La programmation n’est pas compétitive, l’objectif étant surtout de faire découvrir au public et d’assouvir ses désirs de cinéma. Le Festival a cependant aussi pour fonction d’accompagner le travail de création. Pour aider les jeunes réalisateurs, le Conseil général du Lot propose depuis cinq ans un concours de films courts (ouvert à un court-métrage de fiction tourné dans le Lot et à un documentaire) dont le lauréat reçoit la somme de 7600 euros (attribuée par un Jury de professionnels). Au mois de juin, des Ateliers résidentiels d’écriture (dirigés par le cinéaste Yves Caumon) encadrent l’écriture de scénario de jeunes auteurs, qui concourent ensuite pour le Prix du meilleur scénario d’une valeur de 15 000 à 20 000 euros. Pour la première fois cette année ont aussi eu lieu les Rencontres de compositeurs de musiques de films qui ont permis au public d’assister au travail de quatre musiciens composant à partir de scénarii.

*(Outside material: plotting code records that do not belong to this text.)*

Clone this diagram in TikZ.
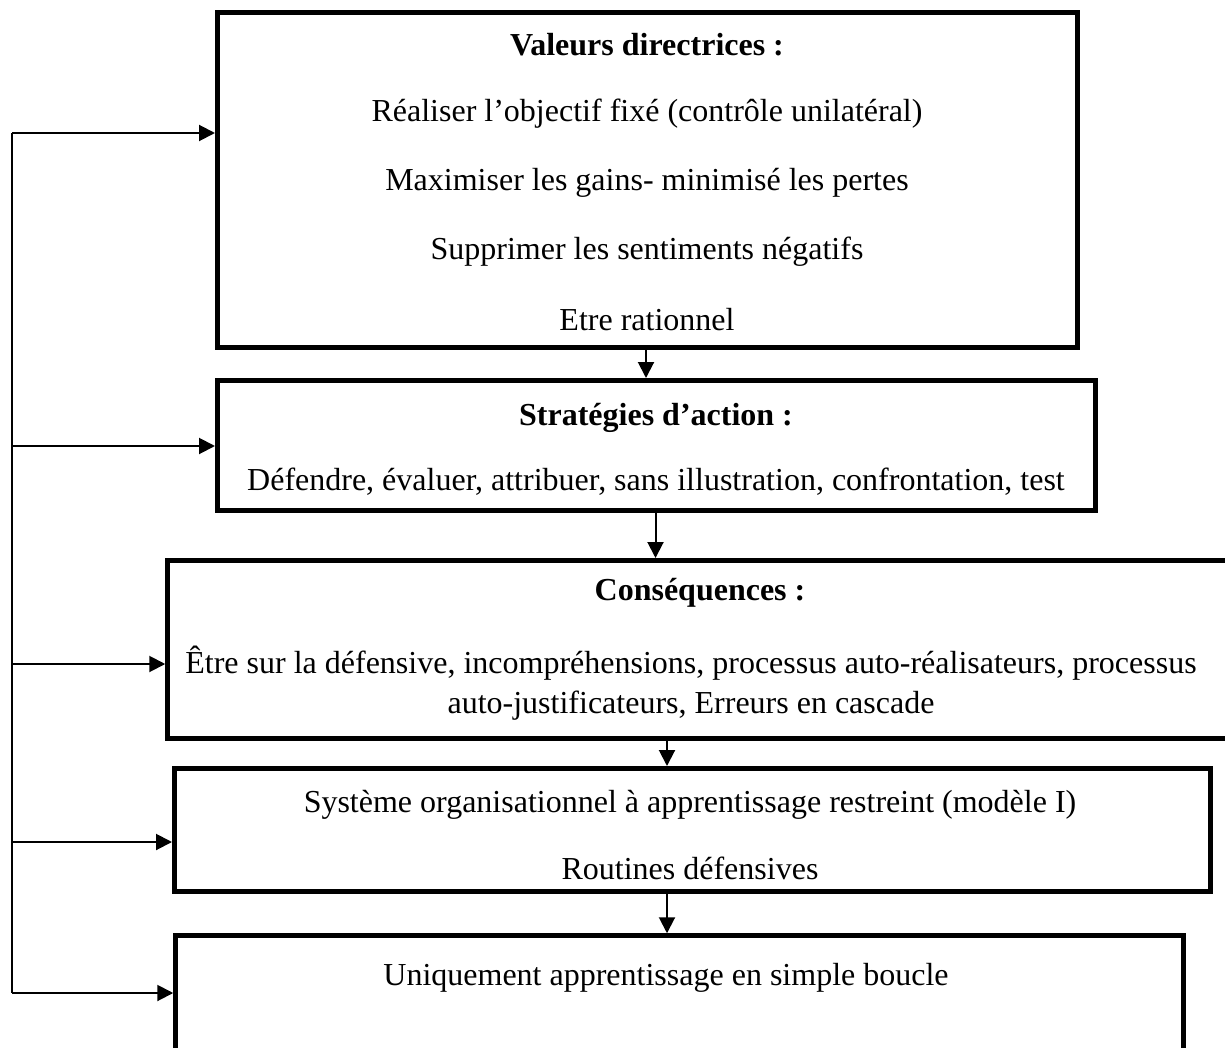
\documentclass[tikz,border=0pt]{standalone}
\usepackage{fontspec}
\setmainfont{Liberation Serif}
\usetikzlibrary{arrows.meta}
\begin{document}
\begin{tikzpicture}[x=0.5pt,y=-0.5pt,
  box/.style={draw,line width=2.5pt,rectangle,inner sep=0pt},
  txt/.style={inner sep=0pt,font=\fontsize{16pt}{19pt}\selectfont},
  ttl/.style={txt,font=\fontsize{16pt}{19pt}\selectfont\bfseries},
  link/.style={line width=1pt,-{Triangle[length=8pt,width=8pt]}}]
\useasboundingbox (0,0) rectangle (1225,1048);
\clip (0,0) rectangle (1225,1048);

% boxes
\node[box,minimum width=430pt,minimum height=167.5pt] (b1) at (647.5,180) {};
\node[box,minimum width=439pt,minimum height=65pt] (b2) at (656.5,445.5) {};
\node[box,minimum width=536pt,minimum height=89pt] (b3) at (703.75,649.5) {};
\node[box,minimum width=518pt,minimum height=61.5pt] (b4) at (692.5,830) {};
\node[box,minimum width=504pt,minimum height=67pt] (b5) at (679.75,1002.75) {};

% box texts
\node[ttl] (t1) at (647,45) {Valeurs directrices :};
\node[txt] (t1a) at (647,114) {Réaliser l’objectif fixé (contrôle unilatéral)};
\node[txt] (t1b) at (647,183) {Maximiser les gains- minimisé les pertes};
\node[txt] (t1c) at (647,252) {Supprimer les sentiments négatifs};
\node[txt] (t1d) at (647,320) {Etre rationnel};

\node[ttl] (t2) at (656,418) {Stratégies d’action :};
\node[txt] (t2a) at (656,482) {Défendre, évaluer, attribuer, sans illustration, confrontation, test};

\node[ttl] (t3) at (700,593) {Conséquences :};
\node[txt] (t3a) at (691,663) {Être sur la défensive, incompréhensions, processus auto-réalisateurs, processus};
\node[txt] (t3b) at (691,706) {auto-justificateurs, Erreurs en cascade};

\node[txt] (t4a) at (690,805) {Système organisationnel à apprentissage restreint (modèle I)};
\node[txt] (t4b) at (690,868) {Routines défensives};

\node[txt] (t5a) at (666,978) {Uniquement apprentissage en simple boucle};

% feedback line on the left
\coordinate (ftop) at (12,133);
\coordinate (fbot) at (12,993);
\draw[line width=1pt] (ftop) -- (fbot);
\draw[link] (ftop) -- (b1.west |- ftop);
\draw[link] (12,446) coordinate (f2) -- (b2.west |- f2);
\draw[link] (12,664) coordinate (f3) -- (b3.west |- f3);
\draw[link] (12,842) coordinate (f4) -- (b4.west |- f4);
\draw[link] (fbot) -- (b5.west |- fbot);

% downward links
\draw[link] (b1.south -| 646,0) -- (b2.north -| 646,0);
\draw[link] (b2.south -| 655.5,0) -- (b3.north -| 655.5,0);
\draw[link] (b3.south -| 667,0) -- (b4.north -| 667,0);
\draw[link] (b4.south -| 667,0) -- (b5.north -| 667,0);
\end{tikzpicture}
\end{document}
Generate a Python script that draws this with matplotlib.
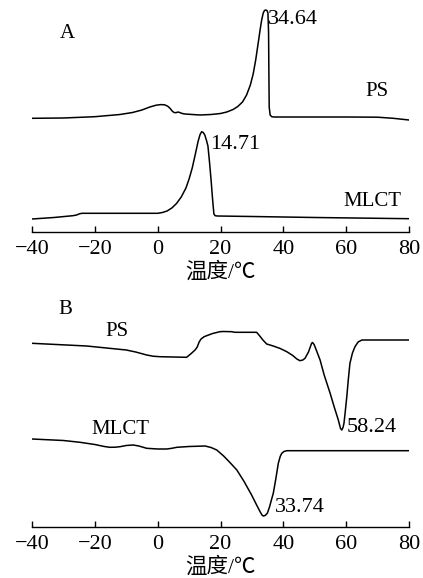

Si pendant dix jours le petit village est en ébullition, les activités en faveur du cinéma ne s’arrêtent pas pour autant pendant l’année. Depuis 2004, l’association Gindou Cinéma s’occupe en effet d’accueil des tournages ayant lieu dans les départements du nord de Midi-Pyrénées. En aidant aux repérages, obtenant des autorisations auprès des services locaux, trouvant les figurants… elle participe à la réalisation des films et renforce les débouchés professionnels des techniciens et comédiens de la région. Gindou Cinéma mène aussi une action pédagogique au sein des écoles et des lycées, aide les professeurs à inclure le cinéma dans les programmes éducatifs en organisant les séances, intervenant dans les classes et formant les enseignants. Des ateliers pratiques permettent aussi aux élèves d’écrire, réaliser et monter des courts-métrages vidéo, projetés ensuite lors du Festival.